Boyfriend: Sigh. He’s pulled. I get it. His parents have provided a lot of support, child care he can’t afford, and stability for his kid. I’m willing to bet they paid his divorce expenses. Whether his inertia is due the welfare of his son or an unwillingness to jump off that gravy train, we don’t know. But we do know that he’s going to do what his parents tell him. Can you get ok with that? Is that a dealbreaker? I think some empathetic questions and good listening are crucial here, because he’s telling you who he is.
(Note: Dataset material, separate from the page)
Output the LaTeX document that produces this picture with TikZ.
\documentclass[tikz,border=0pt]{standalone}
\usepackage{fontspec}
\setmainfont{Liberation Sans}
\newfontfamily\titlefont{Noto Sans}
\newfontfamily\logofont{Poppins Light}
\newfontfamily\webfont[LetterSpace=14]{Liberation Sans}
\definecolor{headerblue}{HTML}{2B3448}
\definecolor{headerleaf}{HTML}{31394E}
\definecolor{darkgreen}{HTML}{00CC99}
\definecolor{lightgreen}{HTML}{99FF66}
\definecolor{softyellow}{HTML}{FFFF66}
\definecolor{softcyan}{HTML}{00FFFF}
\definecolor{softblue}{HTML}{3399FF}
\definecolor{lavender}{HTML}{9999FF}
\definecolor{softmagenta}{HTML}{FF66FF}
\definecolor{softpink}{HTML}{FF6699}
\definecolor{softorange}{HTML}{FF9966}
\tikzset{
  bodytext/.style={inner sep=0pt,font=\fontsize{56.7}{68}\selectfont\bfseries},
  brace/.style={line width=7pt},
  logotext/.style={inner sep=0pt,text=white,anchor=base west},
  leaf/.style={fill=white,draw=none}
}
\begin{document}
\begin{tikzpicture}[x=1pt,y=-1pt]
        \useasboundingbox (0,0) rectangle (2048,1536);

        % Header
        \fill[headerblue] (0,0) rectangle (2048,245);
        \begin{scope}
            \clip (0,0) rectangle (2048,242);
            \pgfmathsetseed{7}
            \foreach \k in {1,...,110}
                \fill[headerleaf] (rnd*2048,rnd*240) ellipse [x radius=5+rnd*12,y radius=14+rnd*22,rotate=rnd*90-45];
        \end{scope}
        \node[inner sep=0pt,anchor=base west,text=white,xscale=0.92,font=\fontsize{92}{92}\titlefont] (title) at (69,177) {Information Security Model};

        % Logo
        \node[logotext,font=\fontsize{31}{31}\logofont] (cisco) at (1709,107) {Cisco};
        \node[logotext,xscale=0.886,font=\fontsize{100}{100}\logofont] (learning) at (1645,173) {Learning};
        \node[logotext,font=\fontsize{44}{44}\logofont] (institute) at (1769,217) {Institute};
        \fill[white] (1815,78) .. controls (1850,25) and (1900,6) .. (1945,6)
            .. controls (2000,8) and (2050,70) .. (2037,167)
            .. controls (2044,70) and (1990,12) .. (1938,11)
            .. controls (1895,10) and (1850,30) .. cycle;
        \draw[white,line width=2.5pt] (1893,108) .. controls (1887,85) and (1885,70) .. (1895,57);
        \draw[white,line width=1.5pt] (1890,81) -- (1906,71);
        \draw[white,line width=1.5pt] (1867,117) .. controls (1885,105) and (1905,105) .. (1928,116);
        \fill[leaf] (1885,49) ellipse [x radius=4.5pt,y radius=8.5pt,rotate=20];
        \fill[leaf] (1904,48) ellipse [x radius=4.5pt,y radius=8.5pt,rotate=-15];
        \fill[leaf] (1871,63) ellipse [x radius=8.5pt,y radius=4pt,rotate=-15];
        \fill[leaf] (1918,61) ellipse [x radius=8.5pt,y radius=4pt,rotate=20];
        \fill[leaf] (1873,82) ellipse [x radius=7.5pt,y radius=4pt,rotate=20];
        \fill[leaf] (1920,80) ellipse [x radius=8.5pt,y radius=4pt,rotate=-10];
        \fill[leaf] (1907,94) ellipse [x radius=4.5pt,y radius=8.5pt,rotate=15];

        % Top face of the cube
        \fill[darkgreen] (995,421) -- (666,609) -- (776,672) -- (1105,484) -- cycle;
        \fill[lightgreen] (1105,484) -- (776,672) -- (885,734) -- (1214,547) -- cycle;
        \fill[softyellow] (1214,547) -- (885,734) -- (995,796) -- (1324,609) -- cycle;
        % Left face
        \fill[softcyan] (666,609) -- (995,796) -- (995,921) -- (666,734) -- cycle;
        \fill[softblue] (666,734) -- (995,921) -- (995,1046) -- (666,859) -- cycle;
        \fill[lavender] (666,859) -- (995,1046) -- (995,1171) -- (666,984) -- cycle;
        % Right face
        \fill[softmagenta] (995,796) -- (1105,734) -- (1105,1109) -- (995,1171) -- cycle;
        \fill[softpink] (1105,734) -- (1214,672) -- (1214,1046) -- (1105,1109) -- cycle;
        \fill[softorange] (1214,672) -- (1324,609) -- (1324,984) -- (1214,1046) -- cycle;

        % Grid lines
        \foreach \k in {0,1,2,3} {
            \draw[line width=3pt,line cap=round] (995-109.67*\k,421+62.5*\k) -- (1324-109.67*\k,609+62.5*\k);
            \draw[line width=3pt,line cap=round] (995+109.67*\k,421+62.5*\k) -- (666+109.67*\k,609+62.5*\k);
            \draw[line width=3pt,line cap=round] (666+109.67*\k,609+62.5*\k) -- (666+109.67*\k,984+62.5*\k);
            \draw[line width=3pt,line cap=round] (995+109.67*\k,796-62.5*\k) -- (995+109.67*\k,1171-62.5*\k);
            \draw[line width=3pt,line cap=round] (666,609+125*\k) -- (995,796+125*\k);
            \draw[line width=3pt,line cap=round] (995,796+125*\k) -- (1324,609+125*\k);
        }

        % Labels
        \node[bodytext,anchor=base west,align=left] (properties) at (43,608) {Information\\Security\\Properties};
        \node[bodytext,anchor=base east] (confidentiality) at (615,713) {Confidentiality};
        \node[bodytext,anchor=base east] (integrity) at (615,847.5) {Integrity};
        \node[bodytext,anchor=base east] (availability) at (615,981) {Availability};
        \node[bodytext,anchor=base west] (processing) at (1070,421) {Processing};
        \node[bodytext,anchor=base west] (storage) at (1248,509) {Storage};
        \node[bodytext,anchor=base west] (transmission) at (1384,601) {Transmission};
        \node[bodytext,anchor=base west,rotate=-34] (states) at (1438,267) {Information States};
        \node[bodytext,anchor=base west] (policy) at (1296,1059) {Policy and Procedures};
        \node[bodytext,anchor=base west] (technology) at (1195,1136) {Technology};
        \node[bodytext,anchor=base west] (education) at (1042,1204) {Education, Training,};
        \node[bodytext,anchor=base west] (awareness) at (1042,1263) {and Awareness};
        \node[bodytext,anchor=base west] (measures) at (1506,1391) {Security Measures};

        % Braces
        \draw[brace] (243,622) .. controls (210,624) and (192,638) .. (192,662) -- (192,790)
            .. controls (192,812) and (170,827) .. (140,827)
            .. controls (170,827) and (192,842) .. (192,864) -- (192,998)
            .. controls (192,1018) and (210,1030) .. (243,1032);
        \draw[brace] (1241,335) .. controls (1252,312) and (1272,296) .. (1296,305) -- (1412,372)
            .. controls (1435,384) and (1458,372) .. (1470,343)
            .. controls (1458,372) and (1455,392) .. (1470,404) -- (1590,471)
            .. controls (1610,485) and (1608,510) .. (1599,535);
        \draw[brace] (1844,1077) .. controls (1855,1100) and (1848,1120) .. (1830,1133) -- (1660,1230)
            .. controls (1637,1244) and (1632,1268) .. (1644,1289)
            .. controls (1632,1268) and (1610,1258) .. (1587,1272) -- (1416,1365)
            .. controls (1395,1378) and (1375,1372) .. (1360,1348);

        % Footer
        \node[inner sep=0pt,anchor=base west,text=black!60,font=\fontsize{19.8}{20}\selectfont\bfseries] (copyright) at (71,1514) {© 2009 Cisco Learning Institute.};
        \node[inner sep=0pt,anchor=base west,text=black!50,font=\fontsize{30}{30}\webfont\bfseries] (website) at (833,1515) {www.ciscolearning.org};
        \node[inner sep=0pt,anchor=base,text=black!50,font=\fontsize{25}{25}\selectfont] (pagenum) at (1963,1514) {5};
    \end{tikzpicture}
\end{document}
In the end, this thing with The Kid is not about you. If you decide to stay with your boyfriend, find other ways to build a relationship with his son. Start smaller. Do little things—ask if he wants to go to the grocery store with you. Show up at soccer games. Invite him for ice cream. Offer to help him buy a birthday gift for his dad, or ask for his help. Set up a bedroom for him at your place. Let him decorate it however he wants. After a while, maybe you can move up to this “making memories” thing, which, if we’re being honest, is a naive idea. I think what you mean is “becoming a unit of three,” which you aren’t yet and certainly can’t force.
Monkeys mommy August 15, 2015, 8:53 am
I lived this situation about 12 years ago. My ex had full custody of his then two year old daughter, and they lived with his parents full time (even though he had his own house). When we married and moved into his home, his parents were insistent the child remain with them. We had “visitation”. Eventually, I put my foot down, and told him to grow a pair and bring our daughter home. We were married, and had a new baby on the way, it was time to stop the nonsense. They reluctantly let her go, sending one bag of clothes. Her entire room remained at their place. We built a new one and moved on. They still kept their shrine to her at their place- and it came in handy four years later when I left him for being a nutjob. So, maybe your boyfriend’s grandparents are not so far off base… Why shake up the kid’s life for nothing?